*Information provided*

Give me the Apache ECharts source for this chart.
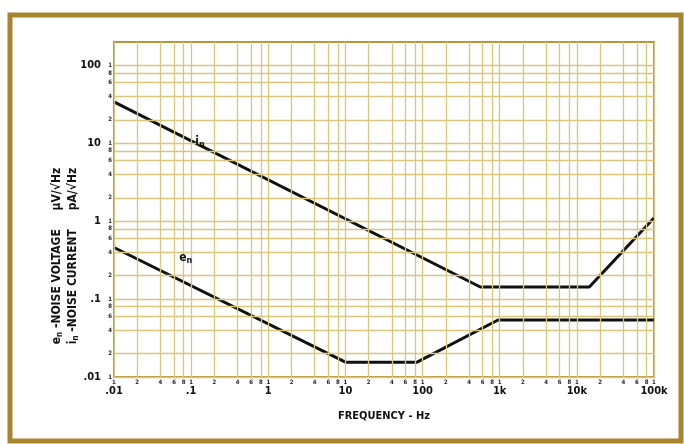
<!DOCTYPE html>
<html>
<head>
<meta charset="utf-8">
<script src="https://cdn.jsdelivr.net/npm/echarts@6/dist/echarts.min.js"></script>
<style>
  html, body { margin: 0; padding: 0; background: #fff; }
  #noise_chart { width: 684px; height: 444px; }
</style>
</head>
<body>
<div id="noise_chart"></div>
<script>
// curves (log-log)
const freqIn = [0.01, 560, 14500, 100000];
const noiseIn = [34, 0.143, 0.143, 1.1];
const freqEn = [0.01, 10, 85, 950, 100000];
const noiseEn = [0.46, 0.0155, 0.0155, 0.054, 0.054];

// tick labels
const xTickValues = [0.01, 0.1, 1, 10, 100, 1000, 10000, 100000];
const xTickLabels = ['.01', '.1', '1', '10', '100', '1k', '10k', '100k'];
const yTickValues = [0.01, 0.1, 1, 10, 100];
const yTickLabels = ['.01', '.1', '1', '10', '100'];
const minorSteps = [1, 2, 4, 6, 8];

const font = '"DejaVu Sans Condensed", "Liberation Sans", sans-serif';
const gridColor = '#d9c57c';

function pickLabel(values, labels, v) {
    for (let i = 0; i < values.length; i++) {
        if (Math.abs(Math.log10(v) - Math.log10(values[i])) < 1e-6) return labels[i];
    }
    return '';
}

// paper grid lines, with the little 1 2 4 6 8 figures at the axis
function gridLines(decades, dim, lastDecadeOnly1) {
    let lines = [];
    decades.forEach(function (d, i) {
        let steps = (lastDecadeOnly1 && i === decades.length - 1) ? [1] : minorSteps;
        steps.forEach(function (s) {
            let item = {};
            item[dim] = d * s;
            item.label = { formatter: String(s) };
            lines.push(item);
        });
    });
    return lines;
}

const myChart = echarts.init(document.getElementById('noise_chart'), null, { renderer: 'canvas' });
const option = {
    backgroundColor: '#fff',
    animation: false,
    textStyle: { fontFamily: font },
    grid: {
        left: 114, right: 30, top: 42, bottom: 67,
        show: true, borderColor: '#b8963a', borderWidth: 2, backgroundColor: 'transparent'
    },
    xAxis: {
        type: 'log', min: 0.01, max: 100000,
        name: 'FREQUENCY - Hz', nameLocation: 'middle', nameGap: 34,
        nameTextStyle: { fontFamily: font, fontWeight: 'bold', fontSize: 11, color: '#111' },
        axisLine: { show: false },
        axisTick: { show: false },
        splitLine: { show: false },
        axisLabel: {
            margin: 9, fontSize: 11, fontWeight: 'bold', color: '#111', fontFamily: font,
            formatter: function (v) { return pickLabel(xTickValues, xTickLabels, v); }
        }
    },
    yAxis: {
        type: 'log', min: 0.01, max: 200,
        axisLine: { show: false },
        axisTick: { show: false },
        splitLine: { show: false },
        axisLabel: {
            margin: 13, fontSize: 11, fontWeight: 'bold', color: '#111', fontFamily: font,
            formatter: function (v) { return pickLabel(yTickValues, yTickLabels, v); }
        }
    },
    graphic: [
        {
            type: 'rect', z: 100, silent: true,
            shape: { x: 10, y: 15, width: 671, height: 426 },
            style: { fill: 'none', stroke: '#a8842c', lineWidth: 5 }
        },
        {
            type: 'text', z: 100, x: 57, y: 256, rotation: Math.PI / 2,
            style: {
                text: '{b|e}{s|n}{b| -NOISE VOLTAGE     μV/√Hz}',
                align: 'center', verticalAlign: 'middle',
                rich: {
                    b: { fontFamily: font, fontWeight: 'bold', fontSize: 12, fill: '#111' },
                    s: { fontFamily: font, fontWeight: 'bold', fontSize: 8, fill: '#111', padding: [6, 0, 0, 0] }
                }
            }
        },
        {
            type: 'text', z: 100, x: 73, y: 256, rotation: Math.PI / 2,
            style: {
                text: '{b|i}{s|n}{b| -NOISE CURRENT     pA/√Hz}',
                align: 'center', verticalAlign: 'middle',
                rich: {
                    b: { fontFamily: font, fontWeight: 'bold', fontSize: 12, fill: '#111' },
                    s: { fontFamily: font, fontWeight: 'bold', fontSize: 8, fill: '#111', padding: [6, 0, 0, 0] }
                }
            }
        }
    ],
    series: [
        {
            // grid paper only
            type: 'line', z: 1, data: [], silent: true,
            markLine: {
                silent: true, symbol: ['none', 'none'], animation: false,
                lineStyle: { type: 'solid', color: gridColor, width: 1.3 },
                label: {
                    show: true, position: 'start', distance: 2,
                    fontSize: 6, fontWeight: 'bold', color: '#222', fontFamily: font
                },
                emphasis: { disabled: true },
                data: gridLines([0.01, 0.1, 1, 10, 100, 1000, 10000, 100000], 'xAxis', true)
                    .concat(gridLines([0.01, 0.1, 1, 10, 100], 'yAxis', true))
            }
        },
        {
            name: 'in', type: 'line', z: 3, symbol: 'none',
            lineStyle: { color: '#111', width: 3 },
            data: freqIn.map(function (f, i) { return [f, noiseIn[i]]; }),
            markPoint: {
                symbol: 'circle', symbolSize: 0,
                label: {
                    show: true, formatter: '{b|i}{s|n}',
                    rich: {
                        b: { fontFamily: font, fontWeight: 'bold', fontSize: 12, color: '#111' },
                        s: { fontFamily: font, fontWeight: 'bold', fontSize: 9, color: '#111', padding: [6, 0, 0, 0] }
                    }
                },
                data: [{ coord: [0.13, 10.5] }]
            }
        },
        {
            name: 'en', type: 'line', z: 3, symbol: 'none',
            lineStyle: { color: '#111', width: 3 },
            data: freqEn.map(function (f, i) { return [f, noiseEn[i]]; }),
            markPoint: {
                symbol: 'circle', symbolSize: 0,
                label: {
                    show: true, formatter: '{b|e}{s|n}',
                    rich: {
                        b: { fontFamily: font, fontWeight: 'bold', fontSize: 12, color: '#111' },
                        s: { fontFamily: font, fontWeight: 'bold', fontSize: 9, color: '#111', padding: [6, 0, 0, 0] }
                    }
                },
                data: [{ coord: [0.085, 0.34] }]
            }
        }
    ]
};
myChart.setOption(option);
window.addEventListener("resize", function () {
    myChart.resize();
});
</script>
</body>
</html>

*Required task*
Make an exact copy of the data, leaving its pictures out.

*Answer to the task*
Give me the Apache ECharts source for this chart.
<!DOCTYPE html>
<html>
<head>
<meta charset="utf-8">
<script src="https://cdn.jsdelivr.net/npm/echarts@6/dist/echarts.min.js"></script>
<style>
  html, body { margin: 0; padding: 0; background: #fff; }
  #noise_chart { width: 684px; height: 444px; }
</style>
</head>
<body>
<div id="noise_chart"></div>
<script>
// curves (log-log)
const freqIn = [0.01, 560, 14500, 100000];
const noiseIn = [34, 0.143, 0.143, 1.1];
const freqEn = [0.01, 10, 85, 950, 100000];
const noiseEn = [0.46, 0.0155, 0.0155, 0.054, 0.054];

// tick labels
const xTickValues = [0.01, 0.1, 1, 10, 100, 1000, 10000, 100000];
const xTickLabels = ['.01', '.1', '1', '10', '100', '1k', '10k', '100k'];
const yTickValues = [0.01, 0.1, 1, 10, 100];
const yTickLabels = ['.01', '.1', '1', '10', '100'];
const minorSteps = [1, 2, 4, 6, 8];

const font = '"DejaVu Sans Condensed", "Liberation Sans", sans-serif';
const gridColor = '#d9c57c';

function pickLabel(values, labels, v) {
    for (let i = 0; i < values.length; i++) {
        if (Math.abs(Math.log10(v) - Math.log10(values[i])) < 1e-6) return labels[i];
    }
    return '';
}

// paper grid lines, with the little 1 2 4 6 8 figures at the axis
function gridLines(decades, dim, lastDecadeOnly1) {
    let lines = [];
    decades.forEach(function (d, i) {
        let steps = (lastDecadeOnly1 && i === decades.length - 1) ? [1] : minorSteps;
        steps.forEach(function (s) {
            let item = {};
            item[dim] = d * s;
            item.label = { formatter: String(s) };
            lines.push(item);
        });
    });
    return lines;
}

const myChart = echarts.init(document.getElementById('noise_chart'), null, { renderer: 'canvas' });
const option = {
    backgroundColor: '#fff',
    animation: false,
    textStyle: { fontFamily: font },
    grid: {
        left: 114, right: 30, top: 42, bottom: 67,
        show: true, borderColor: '#b8963a', borderWidth: 2, backgroundColor: 'transparent'
    },
    xAxis: {
        type: 'log', min: 0.01, max: 100000,
        name: 'FREQUENCY - Hz', nameLocation: 'middle', nameGap: 34,
        nameTextStyle: { fontFamily: font, fontWeight: 'bold', fontSize: 11, color: '#111' },
        axisLine: { show: false },
        axisTick: { show: false },
        splitLine: { show: false },
        axisLabel: {
            margin: 9, fontSize: 11, fontWeight: 'bold', color: '#111', fontFamily: font,
            formatter: function (v) { return pickLabel(xTickValues, xTickLabels, v); }
        }
    },
    yAxis: {
        type: 'log', min: 0.01, max: 200,
        axisLine: { show: false },
        axisTick: { show: false },
        splitLine: { show: false },
        axisLabel: {
            margin: 13, fontSize: 11, fontWeight: 'bold', color: '#111', fontFamily: font,
            formatter: function (v) { return pickLabel(yTickValues, yTickLabels, v); }
        }
    },
    graphic: [
        {
            type: 'rect', z: 100, silent: true,
            shape: { x: 10, y: 15, width: 671, height: 426 },
            style: { fill: 'none', stroke: '#a8842c', lineWidth: 5 }
        },
        {
            type: 'text', z: 100, x: 57, y: 256, rotation: Math.PI / 2,
            style: {
                text: '{b|e}{s|n}{b| -NOISE VOLTAGE     μV/√Hz}',
                align: 'center', verticalAlign: 'middle',
                rich: {
                    b: { fontFamily: font, fontWeight: 'bold', fontSize: 12, fill: '#111' },
                    s: { fontFamily: font, fontWeight: 'bold', fontSize: 8, fill: '#111', padding: [6, 0, 0, 0] }
                }
            }
        },
        {
            type: 'text', z: 100, x: 73, y: 256, rotation: Math.PI / 2,
            style: {
                text: '{b|i}{s|n}{b| -NOISE CURRENT     pA/√Hz}',
                align: 'center', verticalAlign: 'middle',
                rich: {
                    b: { fontFamily: font, fontWeight: 'bold', fontSize: 12, fill: '#111' },
                    s: { fontFamily: font, fontWeight: 'bold', fontSize: 8, fill: '#111', padding: [6, 0, 0, 0] }
                }
            }
        }
    ],
    series: [
        {
            // grid paper only
            type: 'line', z: 1, data: [], silent: true,
            markLine: {
                silent: true, symbol: ['none', 'none'], animation: false,
                lineStyle: { type: 'solid', color: gridColor, width: 1.3 },
                label: {
                    show: true, position: 'start', distance: 2,
                    fontSize: 6, fontWeight: 'bold', color: '#222', fontFamily: font
                },
                emphasis: { disabled: true },
                data: gridLines([0.01, 0.1, 1, 10, 100, 1000, 10000, 100000], 'xAxis', true)
                    .concat(gridLines([0.01, 0.1, 1, 10, 100], 'yAxis', true))
            }
        },
        {
            name: 'in', type: 'line', z: 3, symbol: 'none',
            lineStyle: { color: '#111', width: 3 },
            data: freqIn.map(function (f, i) { return [f, noiseIn[i]]; }),
            markPoint: {
                symbol: 'circle', symbolSize: 0,
                label: {
                    show: true, formatter: '{b|i}{s|n}',
                    rich: {
                        b: { fontFamily: font, fontWeight: 'bold', fontSize: 12, color: '#111' },
                        s: { fontFamily: font, fontWeight: 'bold', fontSize: 9, color: '#111', padding: [6, 0, 0, 0] }
                    }
                },
                data: [{ coord: [0.13, 10.5] }]
            }
        },
        {
            name: 'en', type: 'line', z: 3, symbol: 'none',
            lineStyle: { color: '#111', width: 3 },
            data: freqEn.map(function (f, i) { return [f, noiseEn[i]]; }),
            markPoint: {
                symbol: 'circle', symbolSize: 0,
                label: {
                    show: true, formatter: '{b|e}{s|n}',
                    rich: {
                        b: { fontFamily: font, fontWeight: 'bold', fontSize: 12, color: '#111' },
                        s: { fontFamily: font, fontWeight: 'bold', fontSize: 9, color: '#111', padding: [6, 0, 0, 0] }
                    }
                },
                data: [{ coord: [0.085, 0.34] }]
            }
        }
    ]
};
myChart.setOption(option);
window.addEventListener("resize", function () {
    myChart.resize();
});
</script>
</body>
</html>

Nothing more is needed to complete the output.